The elephant lowered himself when she was being escorted down from his back. His senses were heightened. Something on her reeked of death and dismemberment.
The party continued into the night with dancing and fireworks. It was an event so potent it brought unlikely couples together who might never had spoken, but for the supernatural presence of the elephant and his unrestrained girth.
The princess of the annual festival was a guest of the governor and all the highest ranked citizens. Her wine glass was never empty, each plump magistrate fawned over her, rambled some heinous poetry about the moonlight cascading off of her breasts. She rolled her eyes and let them sweat over her, breathe on her neck.
They unleashed the elephant from a post near the gathering where kids had been climbing on him all night long. He started moving in toward the party. The princess smiled. Finally, someone who had no agenda, nor subterfuge, just another elegant creature like herself. The crowd parted as he moved in and lumbered directly toward her. The music stopped and everyone was quiet, but for the jingle of the adorned elephant. The princess had been waiting for the recognition she so rightfully deserved. She bowed her head toward the elephant. His bells chimed and rang as he swayed in her direction.
When the elephant came up to the princess, the breeze hushed. All felt that something extraordinary would happen between these two exquisite beings. The princess was covered with jewelry from her tiara all the way down to the bangles on her ankles.
The elephant lowered his head. His trunk sniffed around her and then honed in on her wrist. She could feel the vacuum of his breath. She was nervous that this huge animal, so close to her, could crush her at any moment, but his gentle movements and the nuzzling of his trunk tickled her and made her giggle. Some of the men moved in closer, but the townsfolk were engrossed by the pristine, delicate princess and the cumbersome animal engulfed in a moment of intimacy. It seemed as though there was an inner dialogue of royalty between them that no one else understood.

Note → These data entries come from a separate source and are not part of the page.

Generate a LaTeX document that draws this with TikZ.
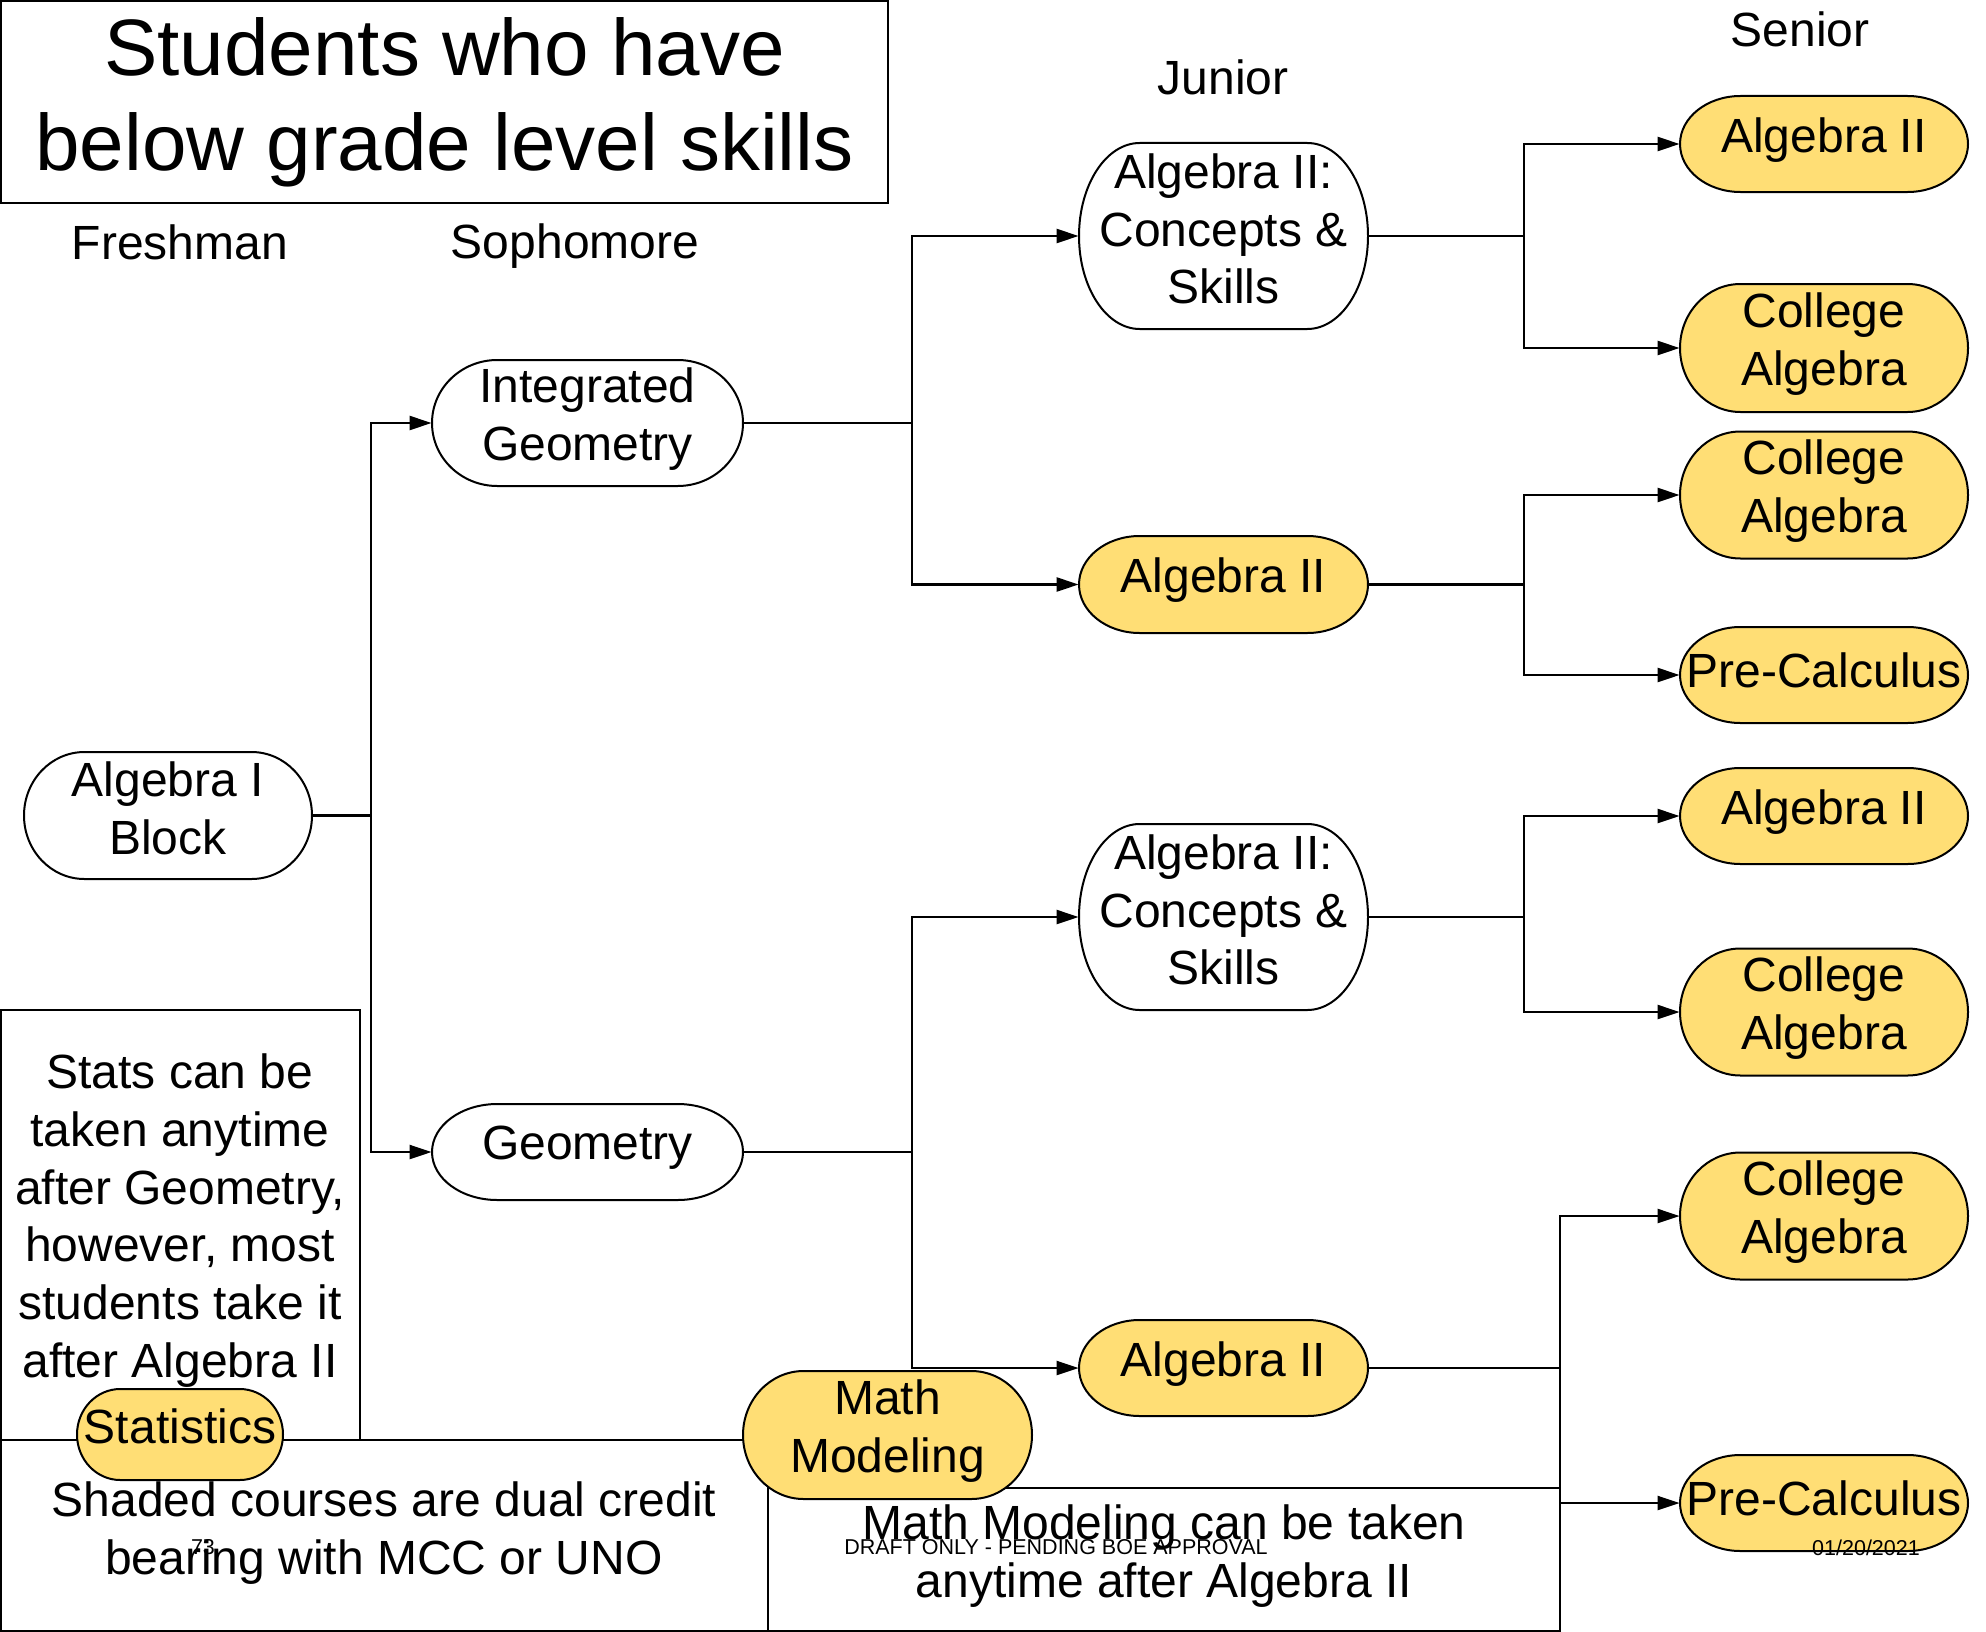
\documentclass[tikz,border=0pt]{standalone}
\usepackage{fontspec}
\setmainfont{Liberation Sans}
\usetikzlibrary{arrows.meta}
\definecolor{gold}{HTML}{FFDE75}
% #1 name, #2 cx, #3 cy, #4 w, #5 h (pixel units), #6 fill, #7 text, #8 text raise
\newcommand\crsnode[8]{%
  \draw[shapeline, fill=#6] ({#2-#4/2+0.21*#4},{#3-#5/2}) -- ({#2+#4/2-0.21*#4},{#3-#5/2})
    arc[start angle=90,end angle=-90,x radius={0.105*#4*1pt},y radius={0.25*#5*1pt}]
    -- ({#2-#4/2+0.21*#4},{#3+#5/2})
    arc[start angle=270,end angle=90,x radius={0.105*#4*1pt},y radius={0.25*#5*1pt}] -- cycle;
  \node[inner sep=0pt, minimum width={#4*0.5pt}, minimum height={#5*0.5pt}] (#1) at (#2,#3) {};%
  \node[lbl, yshift=#8] (#1-text) at (#2,#3) {#7};%
}
\begin{document}
\begin{tikzpicture}[x=0.5pt,y=-0.5pt,
  shapeline/.style={line width=1pt},
  conn/.style={line width=1.1pt},
  arr/.style={line width=1.1pt, -{Triangle[length=11pt,width=7pt]}},
  boxline/.style={line width=1pt},
  lbl/.style={font=\fontsize{24}{28.75}\selectfont, align=center, inner sep=0pt},
  small/.style={font=\fontsize{10.75}{12}\selectfont, inner sep=0pt}]
\useasboundingbox (0,0) rectangle (1986,1632);

% boxes
\node[boxline, draw, minimum width={887*0.5pt}, minimum height={202*0.5pt}, inner sep=0pt,
      font=\fontsize{40}{47.5}\selectfont, align=center] (title) at (444.5,102)
      {Students who have\\below grade level skills};
\draw[boxline] (1,1010) rectangle (360,1440);
\draw[boxline] (1,1440) rectangle (768,1631);
\draw[boxline] (768,1488) rectangle (1560,1631);

% year labels
\node[lbl] (fresh) at (180,242) {Freshman};
\node[lbl] (soph) at (575,246) {Sophomore};
\node[lbl] (jun) at (1223,77) {Junior};
\node[lbl] (sen) at (1800,29) {Senior};

% notes
\node[lbl, font=\fontsize{24}{28.85}\selectfont] (statnote) at (180,1220.5)
  {Stats can be\\taken anytime\\after Geometry,\\however, most\\students take it\\after Algebra II};
\node[lbl] (shaded) at (384,1533) {Shaded courses are dual credit\\bearing with MCC or UNO};
\node[lbl] (mmnote) at (1164,1556) {Math Modeling can be taken\\anytime after Algebra II};

% course nodes
\crsnode{alg1}{168}{815.5}{288}{127}{white}{Algebra I\\Block}{3.5pt}
\crsnode{ig}{587.5}{423}{311}{126}{white}{Integrated\\Geometry}{2pt}
\crsnode{geo}{587.5}{1152}{311}{96}{white}{Geometry}{2pt}
\crsnode{cs1}{1223.5}{236}{289}{186}{white}{Algebra II:\\Concepts \&\\Skills}{3.5pt}
\crsnode{a2a}{1223.5}{584.5}{289}{97}{gold}{Algebra II}{2pt}
\crsnode{cs2}{1223.5}{917}{289}{186}{white}{Algebra II:\\Concepts \&\\Skills}{3.5pt}
\crsnode{a2b}{1223.5}{1368}{289}{96}{gold}{Algebra II}{2pt}
\crsnode{s1}{1824}{144}{288}{96}{gold}{Algebra II}{2pt}
\crsnode{s2}{1824}{348}{288}{128}{gold}{College\\Algebra}{2pt}
\crsnode{s3}{1824}{495}{288}{127}{gold}{College\\Algebra}{2pt}
\crsnode{s4}{1824}{675}{288}{96}{gold}{Pre-Calculus}{2.5pt}
\crsnode{s5}{1824}{816}{288}{96}{gold}{Algebra II}{2pt}
\crsnode{s6}{1824}{1012}{288}{127}{gold}{College\\Algebra}{2pt}
\crsnode{s7}{1824}{1216}{288}{127}{gold}{College\\Algebra}{2pt}
\crsnode{s8}{1824}{1503}{288}{96}{gold}{Pre-Calculus}{2.5pt}
\crsnode{stat}{180}{1434.5}{206}{91}{gold}{Statistics}{4pt}
\crsnode{mm}{887.5}{1435}{289}{128}{gold}{Math\\Modeling}{2pt}

% junctions
\coordinate (j1) at (371,815.5);
\coordinate (j2) at (912,423);
\coordinate (j3) at (912,1152);
\coordinate (j4) at (1524,236);
\coordinate (j5) at (1524,584.5);
\coordinate (j6) at (1524,917);
\coordinate (j7) at (1560,1368);

% connectors
\draw[conn] (alg1.east) -- (j1);
\draw[arr] (j1) |- (ig.west);
\draw[arr] (j1) |- (geo.west);
\draw[conn] (ig.east) -- (j2);
\draw[arr] (j2) |- (cs1.west);
\draw[arr] (j2) |- (a2a.west);
\draw[conn] (geo.east) -- (j3);
\draw[arr] (j3) |- (cs2.west);
\draw[arr] (j3) |- (a2b.west);
\draw[conn] (cs1.east) -- (j4);
\draw[arr] (j4) |- (s1.west);
\draw[arr] (j4) |- (s2.west);
\draw[conn] (a2a.east) -- (j5);
\draw[arr] (j5) |- (s3.west);
\draw[arr] (j5) |- (s4.west);
\draw[conn] (cs2.east) -- (j6);
\draw[arr] (j6) |- (s5.west);
\draw[arr] (j6) |- (s6.west);
\draw[conn] (a2b.east) -- (j7);
\draw[arr] (j7) |- (s7.west);
\draw[arr] (j7) |- (s8.west);

% slide footer texts
\node[small] (pagenum) at (203,1547) {73};
\node[small] (draft) at (1056,1547) {DRAFT ONLY - PENDING BOE APPROVAL};
\node[small] (date) at (1866,1548) {01/20/2021};
\end{tikzpicture}
\end{document}
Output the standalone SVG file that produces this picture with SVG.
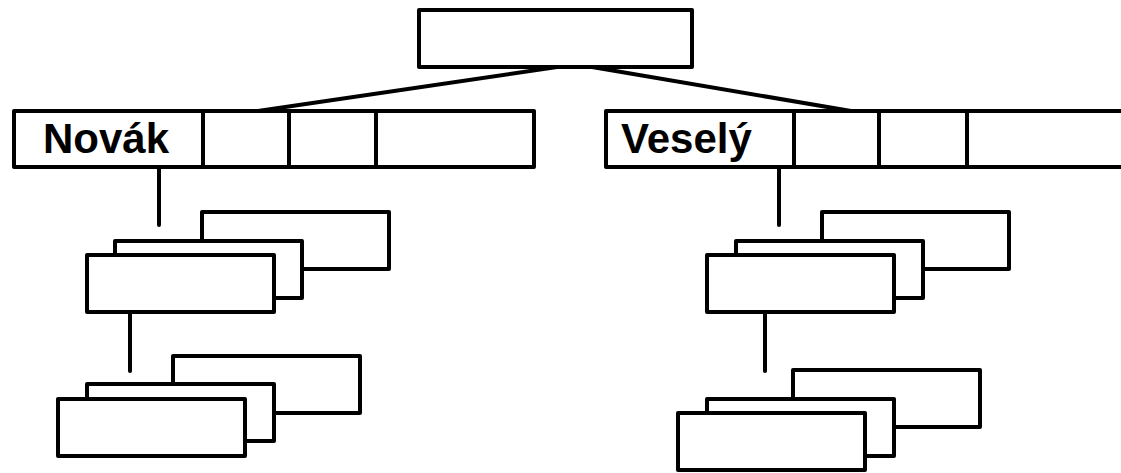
<svg xmlns="http://www.w3.org/2000/svg" width="1121" height="473" viewBox="0 0 1121 473">
<style>
.b{fill:#fff;stroke:#000;stroke-width:4;stroke-linejoin:round}
.l{fill:none;stroke:#000;stroke-width:4;stroke-linecap:round}
.t{font-family:"Liberation Sans",Arial,sans-serif;font-weight:bold;font-size:42px;fill:#000}
</style>
<rect width="1121" height="473" fill="#fff"/>
<g id="connectors">
<line class="l" x1="258" y1="111" x2="557" y2="67"/>
<line class="l" x1="592" y1="67" x2="851" y2="111"/>
<line class="l" x1="159" y1="167" x2="159" y2="225"/>
<line class="l" x1="779" y1="167" x2="779" y2="225"/>
<line class="l" x1="130" y1="312" x2="130" y2="371"/>
<line class="l" x1="765" y1="312" x2="765" y2="371"/>
</g>
<g id="root"><rect class="b" x="419" y="10" width="273" height="57"/></g>
<g id="novak">
<rect class="b" x="14" y="111" width="520" height="56"/>
<line class="l" x1="203" y1="111" x2="203" y2="167"/>
<line class="l" x1="289" y1="111" x2="289" y2="167"/>
<line class="l" x1="376" y1="111" x2="376" y2="167"/>
<text class="t" x="43" y="153">Novák</text>
</g>
<g id="vesely">
<rect class="b" x="606" y="111" width="530" height="56"/>
<line class="l" x1="794" y1="111" x2="794" y2="167"/>
<line class="l" x1="879" y1="111" x2="879" y2="167"/>
<line class="l" x1="967" y1="111" x2="967" y2="167"/>
<text class="t" x="621" y="153">Veselý</text>
</g>
<g id="novak-stack1">
<rect class="b" x="202" y="212" width="187" height="57"/>
<rect class="b" x="115" y="241" width="187" height="57"/>
<rect class="b" x="87" y="255" width="187" height="57"/>
</g>
<g id="novak-stack2">
<rect class="b" x="173" y="356" width="187" height="57"/>
<rect class="b" x="87" y="384" width="187" height="57"/>
<rect class="b" x="58" y="399" width="187" height="57"/>
</g>
<g id="vesely-stack1">
<rect class="b" x="822" y="212" width="187" height="57"/>
<rect class="b" x="736" y="241" width="187" height="57"/>
<rect class="b" x="707" y="255" width="187" height="57"/>
</g>
<g id="vesely-stack2">
<rect class="b" x="793" y="370" width="187" height="57"/>
<rect class="b" x="707" y="399" width="187" height="57"/>
<rect class="b" x="678" y="413" width="187" height="57"/>
</g>
</svg>
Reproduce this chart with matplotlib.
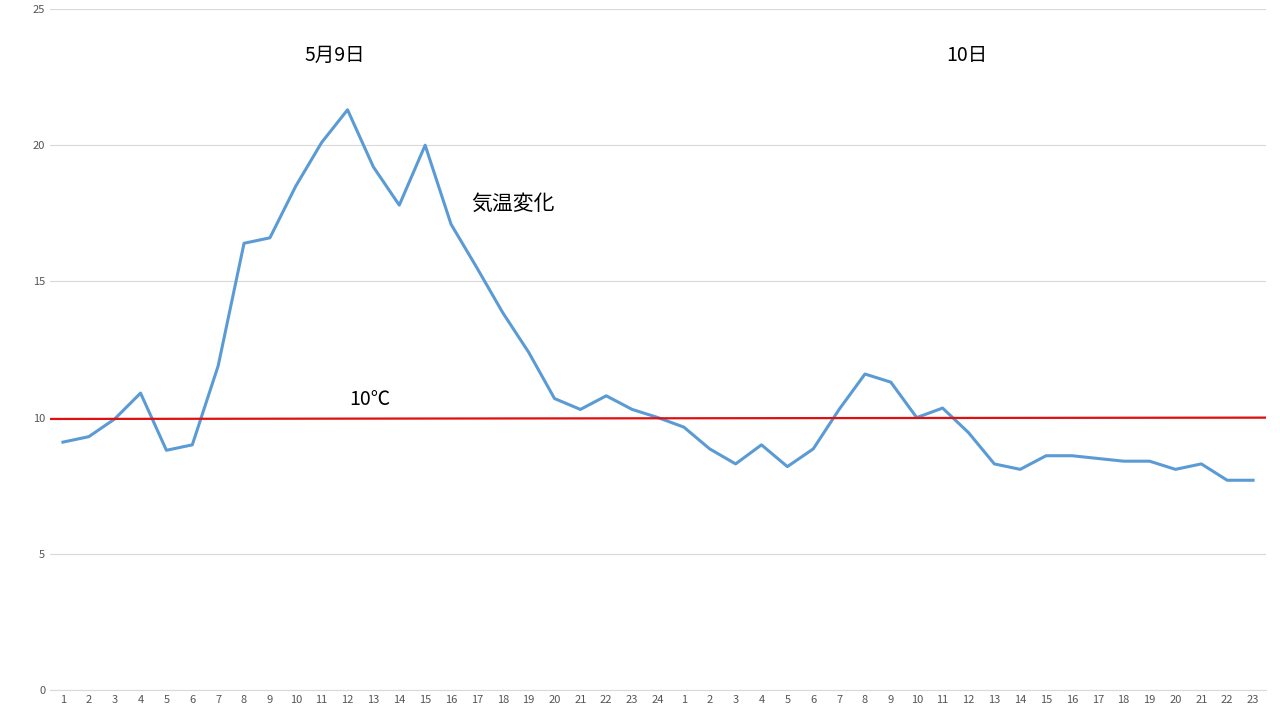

The elephant lifted his head slowly and without warning let out a huge blast of a bellow that terrorized the scattering crowd. He stamped his massive right hoof that cracked through the cobblestone. His trunk lifted high into the air and he raged in agony. The princess backed away as quickly as she could and ran for cover, hiding behind the men of the village.
The mayor ordered a few of his men to get their rifles. It was no longer safe to have such a mad beast roaming their town.
None of them noticed tears trickling off of the wrinkled skin. The elephant was mourning. He had found his brother dangling off the wrist of the princess. Her ivory bangles were the last remains of his family in Africa.
Two of the men came forward and aimed their rifles. They wanted everyone in the village to witness the death of this dangerous threat. One blasted between the eyes and the other steered for the heart.
The elephant fell to his knobby knees before crashing to his side shattering most of the cobblestone beneath him. The princess hid her head in someone’s chest. Her ivory bangles rattled as she hyperventilated, clasped within some lucky man’s embrace.
A year later they had their festival again. The princess was sitting high on an Arabian horse this time. She was enveloped in the rarest of shimmering garb and hanging from her long, fragile neck was an elaborate ivory necklace that matched the bracelets on her arm that no one could help but admire. She had never looked so imperious.
* * * *
The boys were silent. Some were leaning forward in their chairs and others were in a state of languid introversion. There was nothing more to say. I nodded my head and dismissed them. They didn’t run for the door this time. Some of them lingered and studied me. None of them knew of the subterranean life I led. I could go on like this forever. There were multitudes of stories to tell.